(WHAT TO WORK ON): Take the lines from the one with "Emit a single-file" through the one with "const barW = band * 0.5;", both ends kept, and reproduce them exactly without the pictures.

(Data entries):
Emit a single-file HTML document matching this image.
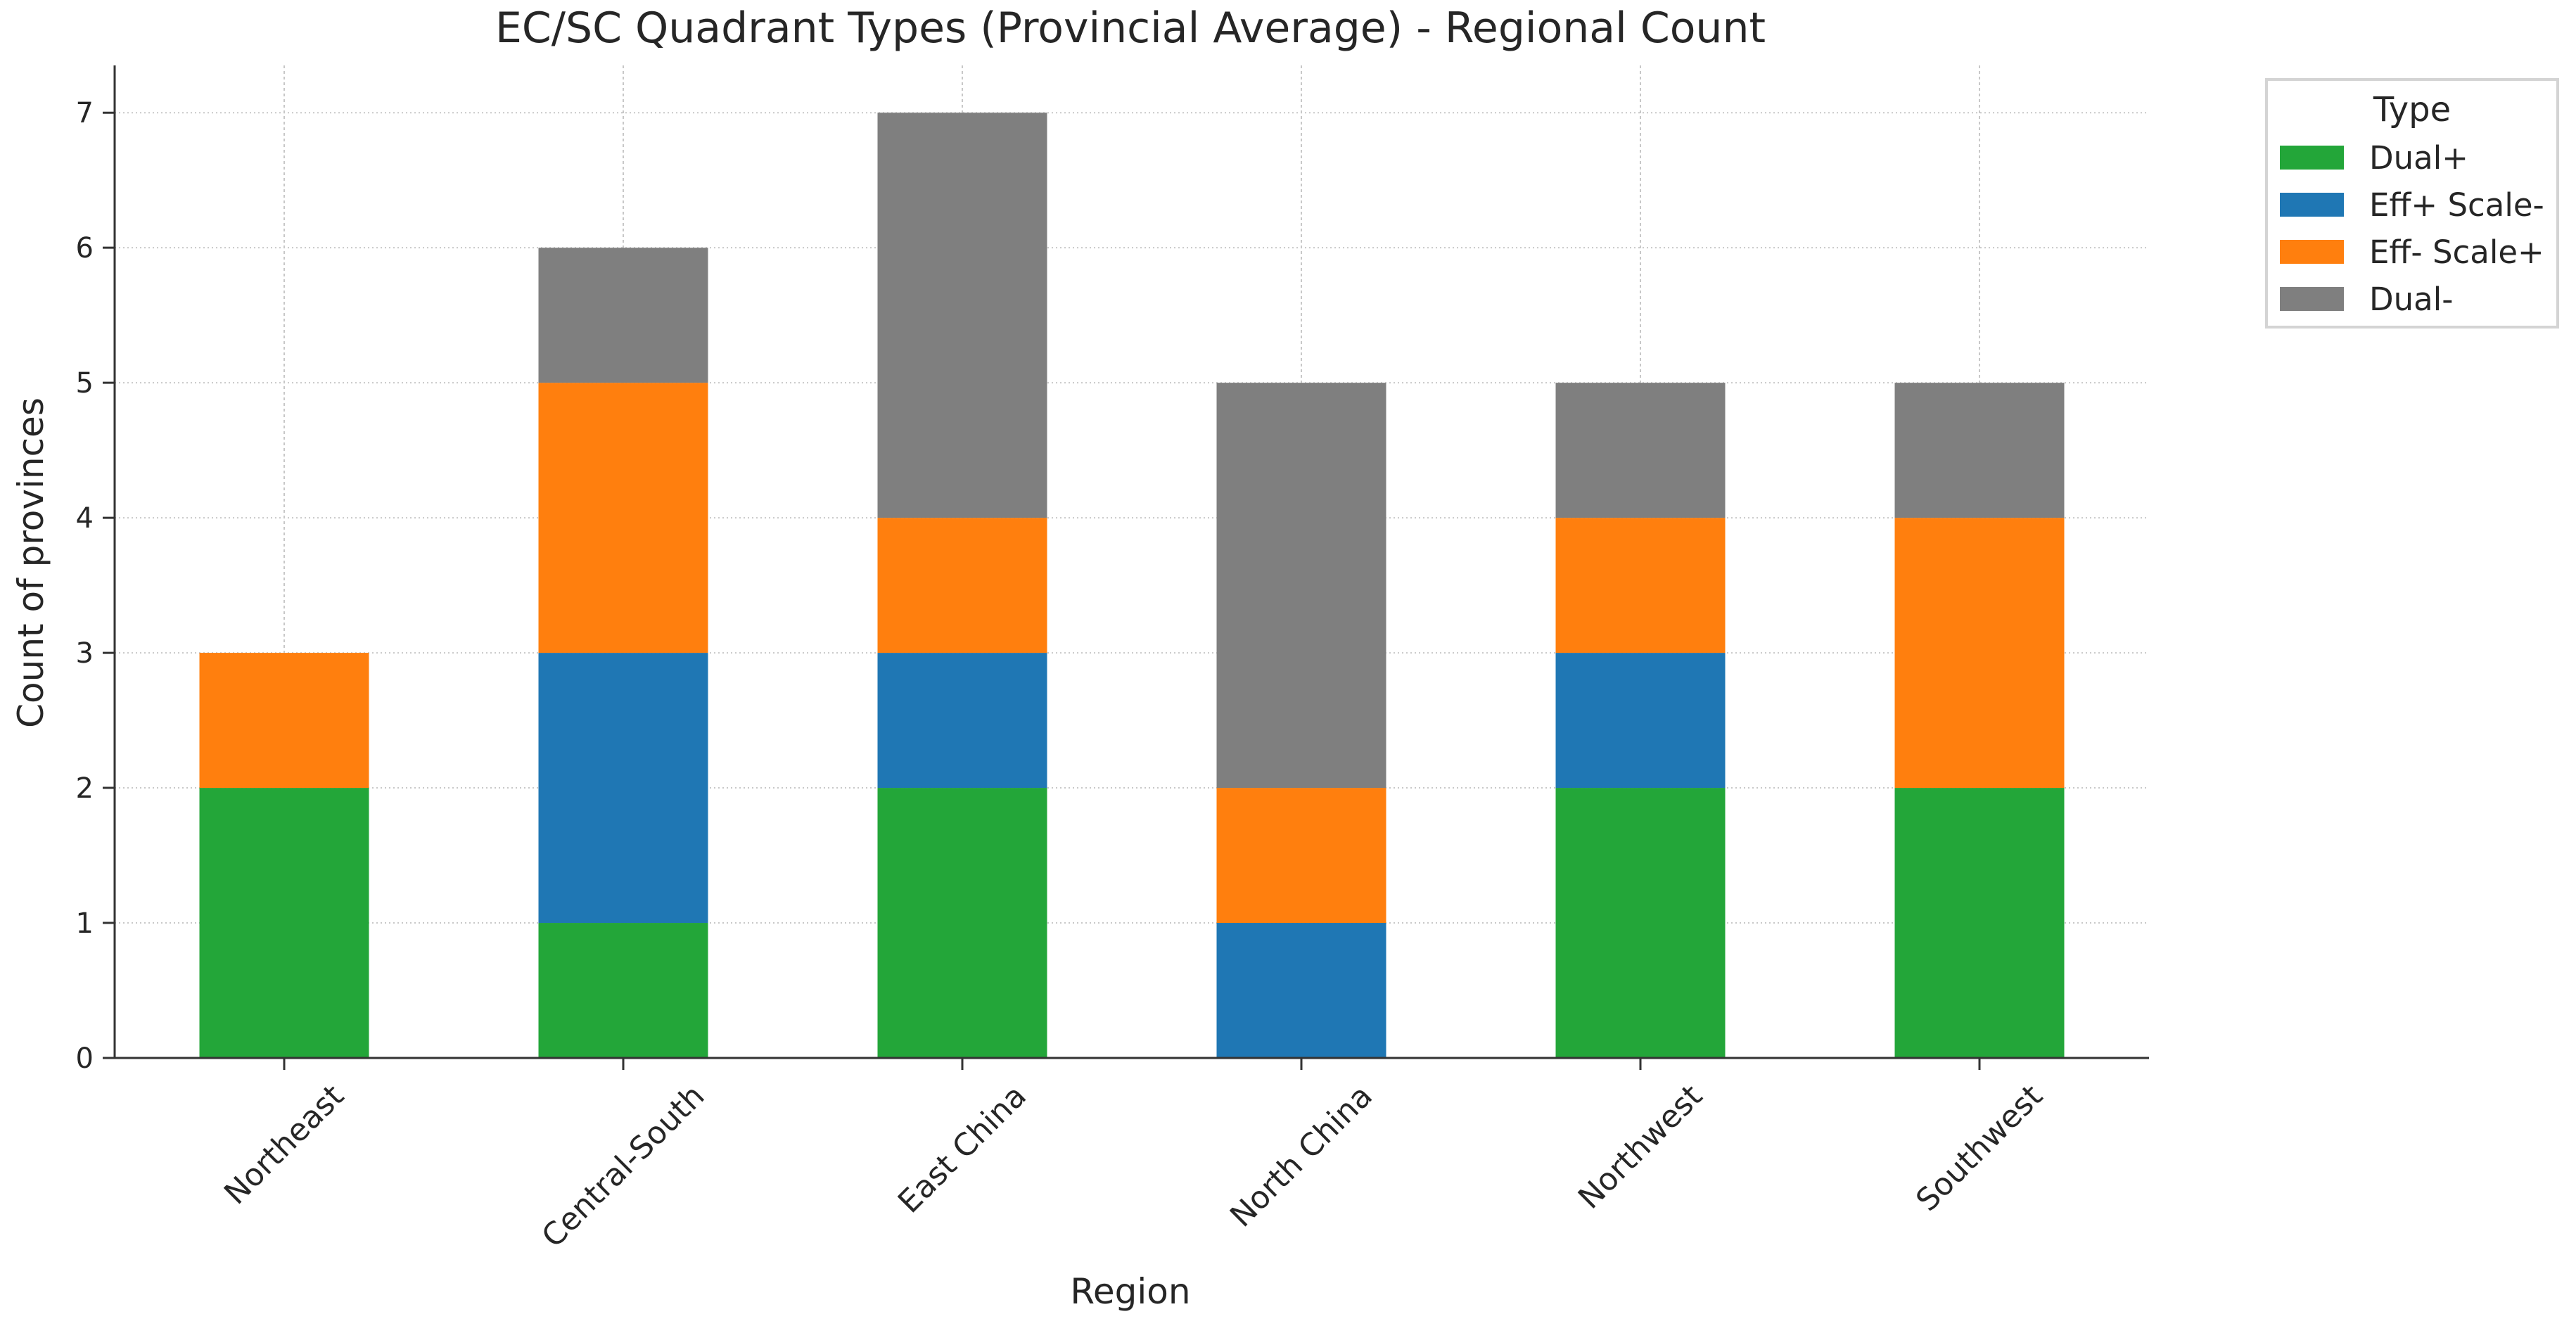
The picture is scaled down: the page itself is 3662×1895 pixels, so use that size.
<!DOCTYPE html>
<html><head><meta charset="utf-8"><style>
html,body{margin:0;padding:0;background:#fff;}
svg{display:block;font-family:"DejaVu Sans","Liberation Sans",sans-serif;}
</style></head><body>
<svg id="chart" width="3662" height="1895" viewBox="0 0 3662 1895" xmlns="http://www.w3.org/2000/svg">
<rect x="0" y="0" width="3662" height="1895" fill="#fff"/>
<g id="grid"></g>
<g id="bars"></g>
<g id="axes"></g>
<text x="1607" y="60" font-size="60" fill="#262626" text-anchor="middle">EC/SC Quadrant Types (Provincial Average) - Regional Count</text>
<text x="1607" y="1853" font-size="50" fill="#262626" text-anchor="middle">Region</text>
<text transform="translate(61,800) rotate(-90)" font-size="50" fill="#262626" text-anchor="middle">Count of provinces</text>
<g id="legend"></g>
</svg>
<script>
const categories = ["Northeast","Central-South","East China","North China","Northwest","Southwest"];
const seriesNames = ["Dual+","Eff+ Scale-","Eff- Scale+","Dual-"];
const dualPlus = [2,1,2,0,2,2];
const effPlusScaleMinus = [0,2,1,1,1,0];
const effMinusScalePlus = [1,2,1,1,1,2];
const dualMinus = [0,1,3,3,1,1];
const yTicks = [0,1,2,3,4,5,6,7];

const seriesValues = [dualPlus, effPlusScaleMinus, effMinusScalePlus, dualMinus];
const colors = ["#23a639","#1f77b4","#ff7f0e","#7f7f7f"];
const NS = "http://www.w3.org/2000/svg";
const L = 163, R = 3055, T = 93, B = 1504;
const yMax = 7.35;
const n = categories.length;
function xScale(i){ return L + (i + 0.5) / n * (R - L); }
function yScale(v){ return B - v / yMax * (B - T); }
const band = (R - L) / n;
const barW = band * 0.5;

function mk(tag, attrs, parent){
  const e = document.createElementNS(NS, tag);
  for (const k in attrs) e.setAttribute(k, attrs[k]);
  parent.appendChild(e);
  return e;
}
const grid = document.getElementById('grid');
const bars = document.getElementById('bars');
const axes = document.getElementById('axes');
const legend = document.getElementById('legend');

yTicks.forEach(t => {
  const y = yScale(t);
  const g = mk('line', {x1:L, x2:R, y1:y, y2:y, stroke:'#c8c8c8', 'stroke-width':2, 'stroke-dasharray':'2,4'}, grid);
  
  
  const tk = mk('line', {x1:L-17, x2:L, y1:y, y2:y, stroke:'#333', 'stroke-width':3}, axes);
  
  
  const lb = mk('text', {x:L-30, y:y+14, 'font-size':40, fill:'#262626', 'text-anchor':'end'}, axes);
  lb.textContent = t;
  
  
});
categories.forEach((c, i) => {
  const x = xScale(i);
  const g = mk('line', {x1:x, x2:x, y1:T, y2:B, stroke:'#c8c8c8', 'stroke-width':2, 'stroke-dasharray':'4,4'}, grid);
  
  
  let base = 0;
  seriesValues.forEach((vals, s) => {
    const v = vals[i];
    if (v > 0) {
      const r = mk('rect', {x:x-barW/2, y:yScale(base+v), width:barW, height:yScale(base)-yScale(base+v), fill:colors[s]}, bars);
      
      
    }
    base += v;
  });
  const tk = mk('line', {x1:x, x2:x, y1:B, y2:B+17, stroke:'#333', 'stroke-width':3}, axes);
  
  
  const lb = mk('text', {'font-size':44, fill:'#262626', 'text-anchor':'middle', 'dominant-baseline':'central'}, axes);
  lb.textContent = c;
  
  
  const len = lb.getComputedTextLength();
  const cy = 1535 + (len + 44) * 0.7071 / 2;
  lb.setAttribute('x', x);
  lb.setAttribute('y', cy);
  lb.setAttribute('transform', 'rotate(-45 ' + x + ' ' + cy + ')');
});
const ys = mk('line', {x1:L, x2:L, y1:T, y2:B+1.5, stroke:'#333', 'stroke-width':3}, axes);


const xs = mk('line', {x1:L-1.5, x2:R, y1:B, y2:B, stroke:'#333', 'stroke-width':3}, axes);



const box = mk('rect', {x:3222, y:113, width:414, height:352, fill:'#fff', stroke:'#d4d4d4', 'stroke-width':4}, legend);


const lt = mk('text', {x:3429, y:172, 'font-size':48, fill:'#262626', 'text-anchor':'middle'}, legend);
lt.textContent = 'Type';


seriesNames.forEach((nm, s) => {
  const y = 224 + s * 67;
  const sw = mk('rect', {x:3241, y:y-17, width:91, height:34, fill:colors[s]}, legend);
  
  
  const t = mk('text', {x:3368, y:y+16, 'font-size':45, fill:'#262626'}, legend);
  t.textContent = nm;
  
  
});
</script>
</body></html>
--
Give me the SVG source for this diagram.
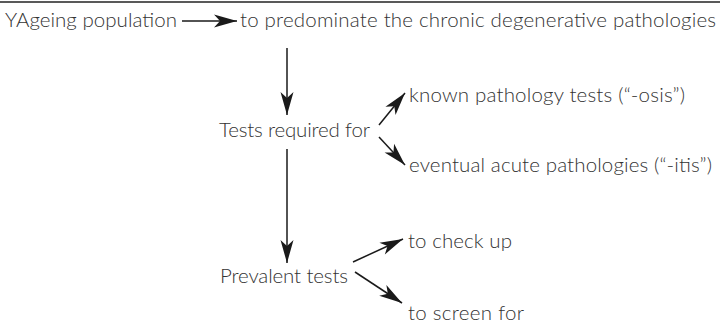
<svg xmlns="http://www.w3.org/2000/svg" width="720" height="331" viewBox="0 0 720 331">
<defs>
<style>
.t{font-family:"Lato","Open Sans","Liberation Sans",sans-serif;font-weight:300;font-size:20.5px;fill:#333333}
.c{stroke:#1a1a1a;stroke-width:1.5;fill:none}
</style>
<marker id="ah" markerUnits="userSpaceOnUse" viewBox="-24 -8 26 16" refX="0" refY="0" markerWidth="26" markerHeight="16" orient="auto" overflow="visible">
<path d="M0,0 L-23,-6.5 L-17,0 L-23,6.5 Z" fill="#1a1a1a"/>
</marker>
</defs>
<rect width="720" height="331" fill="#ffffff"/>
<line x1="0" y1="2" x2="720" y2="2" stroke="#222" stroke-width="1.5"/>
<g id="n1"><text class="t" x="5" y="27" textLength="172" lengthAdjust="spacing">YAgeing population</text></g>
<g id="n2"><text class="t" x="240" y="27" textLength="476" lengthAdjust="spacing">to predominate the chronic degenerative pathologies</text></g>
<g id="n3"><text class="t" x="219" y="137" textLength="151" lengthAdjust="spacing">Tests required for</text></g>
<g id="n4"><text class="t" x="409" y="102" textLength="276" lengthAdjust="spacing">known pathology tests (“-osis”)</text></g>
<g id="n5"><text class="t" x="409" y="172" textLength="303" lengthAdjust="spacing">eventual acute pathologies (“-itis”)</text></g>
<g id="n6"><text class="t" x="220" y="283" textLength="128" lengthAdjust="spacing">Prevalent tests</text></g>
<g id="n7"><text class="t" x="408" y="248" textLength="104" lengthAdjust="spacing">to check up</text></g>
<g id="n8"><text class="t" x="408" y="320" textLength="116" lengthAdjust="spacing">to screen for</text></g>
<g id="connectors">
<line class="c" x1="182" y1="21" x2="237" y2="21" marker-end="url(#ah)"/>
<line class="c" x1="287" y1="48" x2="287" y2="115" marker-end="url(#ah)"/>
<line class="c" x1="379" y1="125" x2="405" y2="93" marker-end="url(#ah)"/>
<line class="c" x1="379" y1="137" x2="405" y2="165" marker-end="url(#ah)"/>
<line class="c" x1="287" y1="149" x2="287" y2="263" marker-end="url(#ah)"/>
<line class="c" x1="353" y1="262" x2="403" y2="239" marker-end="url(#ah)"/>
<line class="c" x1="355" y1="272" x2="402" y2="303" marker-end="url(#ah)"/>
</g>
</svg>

(THE OUTPUT):
Emit a single-file HTML document matching this image.
The picture is scaled down: the page itself is 3662×1895 pixels, so use that size.
<!DOCTYPE html>
<html><head><meta charset="utf-8"><style>
html,body{margin:0;padding:0;background:#fff;}
svg{display:block;font-family:"DejaVu Sans","Liberation Sans",sans-serif;}
</style></head><body>
<svg id="chart" width="3662" height="1895" viewBox="0 0 3662 1895" xmlns="http://www.w3.org/2000/svg">
<rect x="0" y="0" width="3662" height="1895" fill="#fff"/>
<g id="grid"></g>
<g id="bars"></g>
<g id="axes"></g>
<text x="1607" y="60" font-size="60" fill="#262626" text-anchor="middle">EC/SC Quadrant Types (Provincial Average) - Regional Count</text>
<text x="1607" y="1853" font-size="50" fill="#262626" text-anchor="middle">Region</text>
<text transform="translate(61,800) rotate(-90)" font-size="50" fill="#262626" text-anchor="middle">Count of provinces</text>
<g id="legend"></g>
</svg>
<script>
const categories = ["Northeast","Central-South","East China","North China","Northwest","Southwest"];
const seriesNames = ["Dual+","Eff+ Scale-","Eff- Scale+","Dual-"];
const dualPlus = [2,1,2,0,2,2];
const effPlusScaleMinus = [0,2,1,1,1,0];
const effMinusScalePlus = [1,2,1,1,1,2];
const dualMinus = [0,1,3,3,1,1];
const yTicks = [0,1,2,3,4,5,6,7];

const seriesValues = [dualPlus, effPlusScaleMinus, effMinusScalePlus, dualMinus];
const colors = ["#23a639","#1f77b4","#ff7f0e","#7f7f7f"];
const NS = "http://www.w3.org/2000/svg";
const L = 163, R = 3055, T = 93, B = 1504;
const yMax = 7.35;
const n = categories.length;
function xScale(i){ return L + (i + 0.5) / n * (R - L); }
function yScale(v){ return B - v / yMax * (B - T); }
const band = (R - L) / n;
const barW = band * 0.5;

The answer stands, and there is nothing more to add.